Second, he liked to switch the editorial spotlight onto stories that really mattered but which, for one reason or another, were often being ignored by the rest of the media. The great example of this was sub-Saharan Africa, where what Prime Minister Harold Macmillan famously described as the winds of change were blowing hard in the 1960s. The Observer understood and supported the argument for democracy and independence across the continent, nowhere more so than in apartheid South Africa, where it was calling for sanctions against the government from very early days. Astor became a friend of Nelson Mandela before he was committed to prison, and supported him throughout his long ordeal.
His third quality was bravery. The outstanding but by no means the only example of this was the Observer’s aggressive coverage of Britain’s involvement in the Suez crisis of 1956. In response, Observer trustees resigned, advertisers ran for the hills, Colonel Blimps spluttered treason. But there is no doubt the paper had made the right call.
Fourth, he was just a very good editor. He wasn’t a great intellect, and he couldn’t always make up his mind: Katharine Whitehorn came up with the line “the editor’s indecision is final”. But he knew what he wanted and what he didn’t want in the paper, and he wasn’t as interested in breaking news as he was in what were called “scoops of interpretation” – shedding fresh light and new ideas about important issues. And given his personal wealth, he wasn’t much concerned with making money. The Observer was there to generate ideas, not dividends.
This meant he could take risks that others might not. For example, he loathed the idea that advertisers might seek to influence editorial content. An extreme case was the motor industry, where favourable write-ups of a new model could bring lavish entertainment for the journalist and lots of advertising for the paper. So Astor brought in an unknown Swiss journalist to report on the Earls Court Motor Show in 1961. The result was a firm thumbs down for British cars - and a large group of outraged manufacturers, who said they would never advertise in the Observer again.

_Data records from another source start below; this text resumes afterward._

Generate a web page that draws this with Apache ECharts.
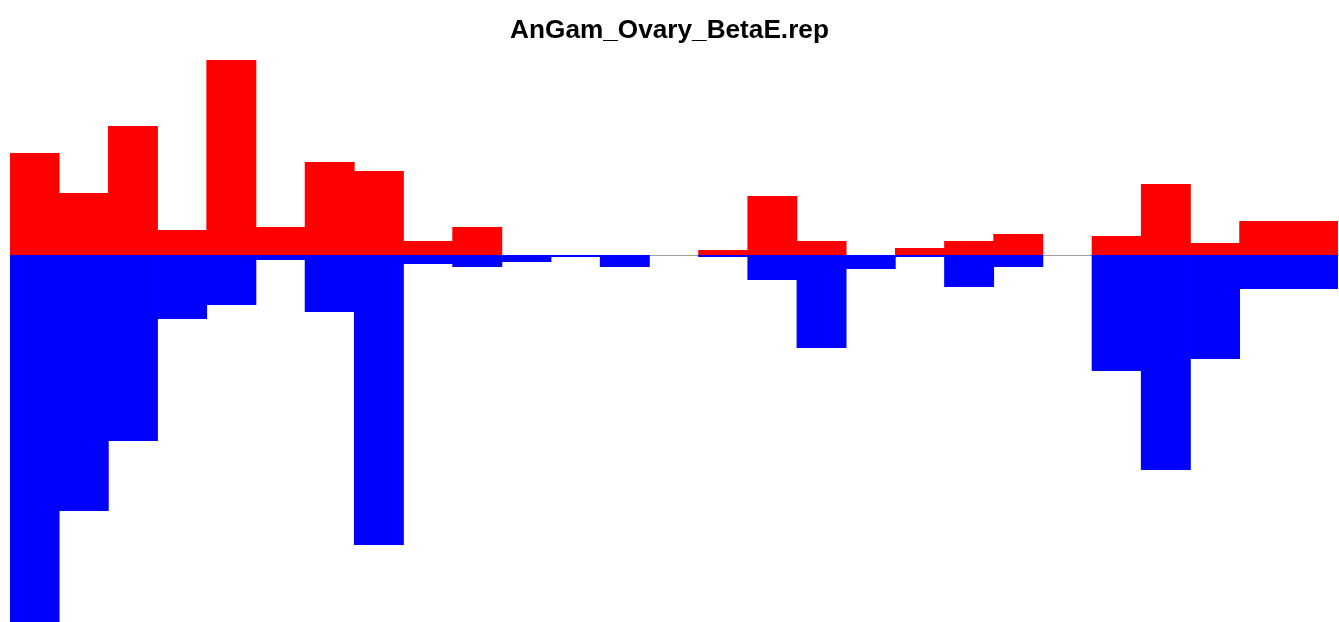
<!DOCTYPE html>
<html>
<head>
<meta charset="utf-8">
<script src="https://cdn.jsdelivr.net/npm/echarts@6/dist/echarts.min.js"></script>
<style>
html,body{margin:0;padding:0;background:#fff;}
#chart{width:1339px;height:622px;}
</style>
</head>
<body>
<div id="chart"></div>
<script>
var titleText = "AnGam_Ovary_BetaE.rep";
var categories = ["1","2","3","4","5","6","7","8","9","10","11","12","13","14","15","16","17","18","19","20","21","22","23","24","25","26","27"];
var upValues = [102, 62, 129, 25, 195, 28, 93, 84, 14, 28, 0, 0, 0, 0, 5, 59, 14, 0, 7, 14, 21, 0, 19, 71, 12, 34, 34];
var downValues = [-367, -256, -186, -64, -50, -5, -57, -290, -9, -12, -7, -2, -12, 0, -2, -25, -93, -14, -2, -32, -12, 0, -116, -215, -104, -34, -34];

var chart = echarts.init(document.getElementById('chart'), null, {renderer: 'canvas'});
chart.setOption({
  animation: false,
  backgroundColor: '#ffffff',
  title: {
    text: titleText,
    left: 'center',
    top: 13,
    padding: [5, 0, 5, 7],
    textStyle: {fontFamily: 'Liberation Sans, Arial, sans-serif', fontWeight: 'bold', fontSize: 26.2, color: '#000'}
  },
  grid: {left: 10, right: 1, top: 60, bottom: 0, containLabel: false},
  xAxis: {
    type: 'category',
    data: categories,
    boundaryGap: true,
    axisLine: {show: true, onZero: true, lineStyle: {color: '#a0a0a0', width: 1}},
    axisTick: {show: false},
    axisLabel: {show: false},
    splitLine: {show: false}
  },
  yAxis: {
    type: 'value',
    min: -367,
    max: 195,
    show: false,
    splitLine: {show: false}
  },
  series: [
    {
      type: 'bar',
      data: upValues,
      barWidth: '101.5%',
      barGap: '-100%',
      itemStyle: {color: '#ff0000'}
    },
    {
      type: 'bar',
      data: downValues,
      barWidth: '101.5%',
      barGap: '-100%',
      itemStyle: {color: '#0000ff'}
    }
  ]
});
</script>
</body>
</html>
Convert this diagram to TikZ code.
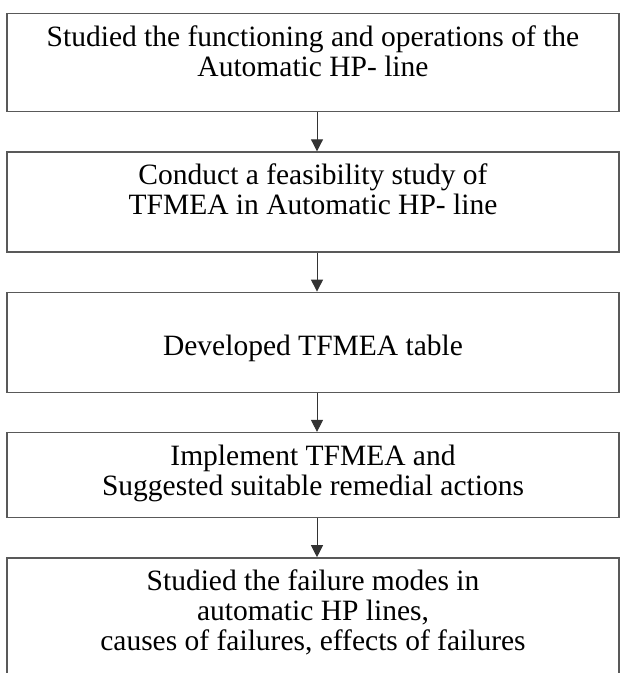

The fifth and most important quality was that David Astor’s Observer had a sense of purpose. An independent editorial stance was important, but it was not enough. The paper also had to stand for a system of ideas and a pattern of constructive reform. And as it turned out, those ideas had been developed through personal experience. Astor explained what this meant in a memo written in 1959 under the headline On the Soul of the Paper.
“In the character of this paper, ethics matter more than politics. The particular ethics could be roughly defined as trying to do the opposite of what Hitler would have done. In fact, that may be their historic origin, as the paper’s present personality was established in and just after the last war by people drawn together more by being ‘anti-Fascist’ than by anything else”.
He went on: “Personally, I admit to being haunted by what Hitler showed to exist in all of us ordinary people, and therefore to being especially interested in antidotes to the kind of thinking he stimulated in people and they so readily adopted. I don’t think that kind of thought and behaviour is specifically German, and believe that those who do are themselves unconsciously thinking in his terms”.
The business of journalism has changed fundamentally over the past sixty years. Much increased competition meant that the Observer was struggling to find readers from the late 1960s onwards, and mounting losses eventually forced the family to sell the business.
But the values Astor stood for are still relevant today. At a time when autocrats are grabbing political power around the world, an independent and progressive voice like that of the Observer’s matters as much as it has ever done in the paper’s long history.